A bill blocking the new D.C. law, which eliminated some mandatory minimums and reduced other maximum penalties, is poised to pass Congress after President Joe Biden told Senate Democrats on Thursday that he would not veto the GOP-led measure. Bowser vetoed the measure, and the city council overrode her veto. But Congress has the power to block the law thanks to its unique powers over the District.

“I will never say that we want the Congress meddling in the affairs of the District of Columbia," Bowser told Meet the Press NOW on Friday. "That’s a slippery slope, again, that we endure not just with bills like this. We have a lot of issues to overcome with limited home rule."

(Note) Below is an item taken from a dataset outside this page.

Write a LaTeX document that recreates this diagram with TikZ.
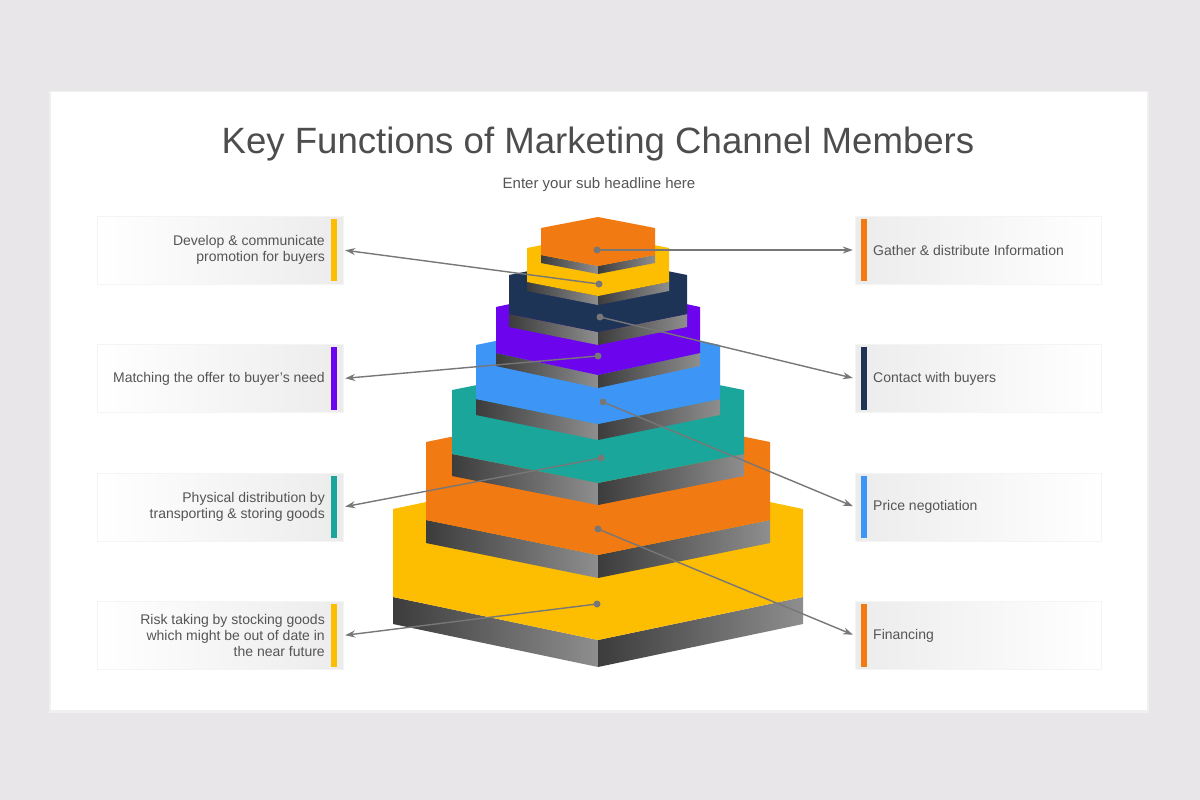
\documentclass[tikz,border=0pt]{standalone}
\usepackage{fontspec}
\setmainfont{Liberation Sans}
\usetikzlibrary{arrows.meta}

\definecolor{bggray}{HTML}{E8E6E8}
\definecolor{txtgray}{HTML}{555555}
\definecolor{titlegray}{HTML}{4D4D4D}
\definecolor{linegray}{HTML}{777777}
\definecolor{boxgray}{HTML}{ECECEC}
\definecolor{sidedark}{HTML}{3C3C3C}
\definecolor{sidelight}{HTML}{8E8E8E}
\definecolor{mkorange}{HTML}{F27A12}
\definecolor{mkyellow}{HTML}{FDBD00}
\definecolor{mknavy}{HTML}{1E3457}
\definecolor{mkpurple}{HTML}{6C04EE}
\definecolor{mkblue}{HTML}{3D96F6}
\definecolor{mkteal}{HTML}{1AA69B}

% half width, top corner y, lower corner y, rise, thickness, colour
\newcommand{\hexslab}[6]{%
  \shade[left color=sidedark,right color=sidelight] (598-#1,#3) -- (598,#3+#4) -- (598,#3+#4+#5) -- (598-#1,#3+#5) -- cycle;
  \shade[left color=sidedark,right color=sidelight] (598,#3+#4) -- (598+#1,#3) -- (598+#1,#3+#5) -- (598,#3+#4+#5) -- cycle;
  \fill[#6] (598,#2-#4) -- (598+#1,#2) -- (598+#1,#3) -- (598,#3+#4) -- (598-#1,#3) -- (598-#1,#2) -- cycle;
}

\begin{document}
\begin{tikzpicture}[x=1pt,y=-1pt,
    lbox/.style={minimum width=246pt,minimum height=68pt,inner sep=0pt,draw=boxgray!60,
      left color=white,right color=boxgray},
    rbox/.style={minimum width=246pt,minimum height=68pt,inner sep=0pt,draw=boxgray!60,
      left color=boxgray,right color=white},
    ltext/.style={anchor=east,align=right,font=\fontsize{14}{16}\selectfont,text=txtgray,inner sep=0pt},
    rtext/.style={anchor=west,align=left,font=\fontsize{14}{16}\selectfont,text=txtgray,inner sep=0pt},
    dot/.style={circle,fill=linegray,minimum size=7pt,inner sep=0pt},
    conn/.style={linegray,line width=1.4pt,-{Stealth[length=10pt,width=7pt]},shorten >=2pt}]
    \useasboundingbox (0,0) rectangle (1200,800);
    \fill[bggray] (0,0) rectangle (1200,800);
    \fill[black!6] (49,91) rectangle (1149,713);
    \fill[white] (51,92) rectangle (1147,710);

    \node[font=\fontsize{36.6}{44}\selectfont,text=titlegray,anchor=base] (title) at (598,153) {Key Functions of Marketing Channel Members};
    \node[font=\fontsize{15}{18}\selectfont,text=txtgray,anchor=base] (sub) at (599,188) {Enter your sub headline here};

    \hexslab{205}{509}{597}{43}{27}{mkyellow}
    \hexslab{172}{442}{520}{35}{23}{mkorange}
    \hexslab{146}{390}{454}{29}{22}{mkteal}
    \hexslab{122}{345}{399}{25}{16}{mkblue}
    \hexslab{102}{307}{353}{22}{13}{mkpurple}
    \hexslab{89}{275}{314}{18}{13}{mknavy}
    \hexslab{71}{248}{282}{14}{9}{mkyellow}
    \hexslab{57}{228}{255}{11}{8}{mkorange}

    \node[lbox] (l1) at (220,250) {};
    \node[lbox] (l2) at (220,378.5) {};
    \node[lbox] (l3) at (220,507) {};
    \node[lbox] (l4) at (220,635.5) {};
    \node[rbox] (r1) at (978,250) {};
    \node[rbox] (r2) at (978,378.5) {};
    \node[rbox] (r3) at (978,507) {};
    \node[rbox] (r4) at (978,635.5) {};

    \fill[mkyellow] (331,219) rectangle (337,281);
    \fill[mkpurple] (331,347) rectangle (337,410);
    \fill[mkteal] (331,476) rectangle (337,538);
    \fill[mkyellow] (331,604) rectangle (337,667);
    \fill[mkorange] (861,219) rectangle (867,281);
    \fill[mknavy] (861,347) rectangle (867,410);
    \fill[mkblue] (861,476) rectangle (867,538);
    \fill[mkorange] (861,604) rectangle (867,667);

    \node[ltext] (t1) at (325,250) {Develop \& communicate\\promotion for buyers};
    \node[ltext] (t2) at (325,378.5) {Matching the offer to buyer's need};
    \node[ltext] (t3) at (325,507) {Physical distribution by\\transporting \& storing goods};
    \node[ltext] (t4) at (325,635.5) {Risk taking by stocking goods\\which might be out of date in\\the near future};
    \node[rtext] (t5) at (873,250) {Gather \& distribute Information};
    \node[rtext] (t6) at (873,378.5) {Contact with buyers};
    \node[rtext] (t7) at (873,507) {Price negotiation};
    \node[rtext] (t8) at (873,635.5) {Financing};

    \node[dot] (d1) at (597,250) {};
    \node[dot] (d2) at (599,284) {};
    \node[dot] (d3) at (600,317) {};
    \node[dot] (d4) at (598,356) {};
    \node[dot] (d5) at (603,402) {};
    \node[dot] (d6) at (601,458) {};
    \node[dot] (d7) at (598,529) {};
    \node[dot] (d8) at (597,604) {};

    \draw[conn] (d1.center) -- (r1.west);
    \draw[conn] (d2.center) -- (l1.east);
    \draw[conn] (d3.center) -- (r2.west);
    \draw[conn] (d4.center) -- (l2.east);
    \draw[conn] (d5.center) -- (r3.west);
    \draw[conn] (d6.center) -- (l3.east);
    \draw[conn] (d7.center) -- (r4.west);
    \draw[conn] (d8.center) -- (l4.east);
\end{tikzpicture}
\end{document}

Bowser, who said she learned of Biden's position through news reports, said this battle is part of a decades-long debate over D.C. statehood.

“Unfortunately, we live with the indignity of limited home rule in this in the District of Columbia. We’re taxpaying Americans. We’re in the shadow of the Capitol, but we don’t have two senators. We don’t have a vote. And we’ve been working for decades to change that. And until we become a state, we live with this process,” Bowser said.

Bowser says it wasn’t “too surprising” that the city council voted overwhelmingly, 12 to 1, to override her veto of the crime bill, saying the policing debate is taking place in cities across America. 

“I have been in favor of a system where we fund the right number of police, that we have public safety officers in our schools. And there’s a pretty significant philosophical debate about that,” Bowser said.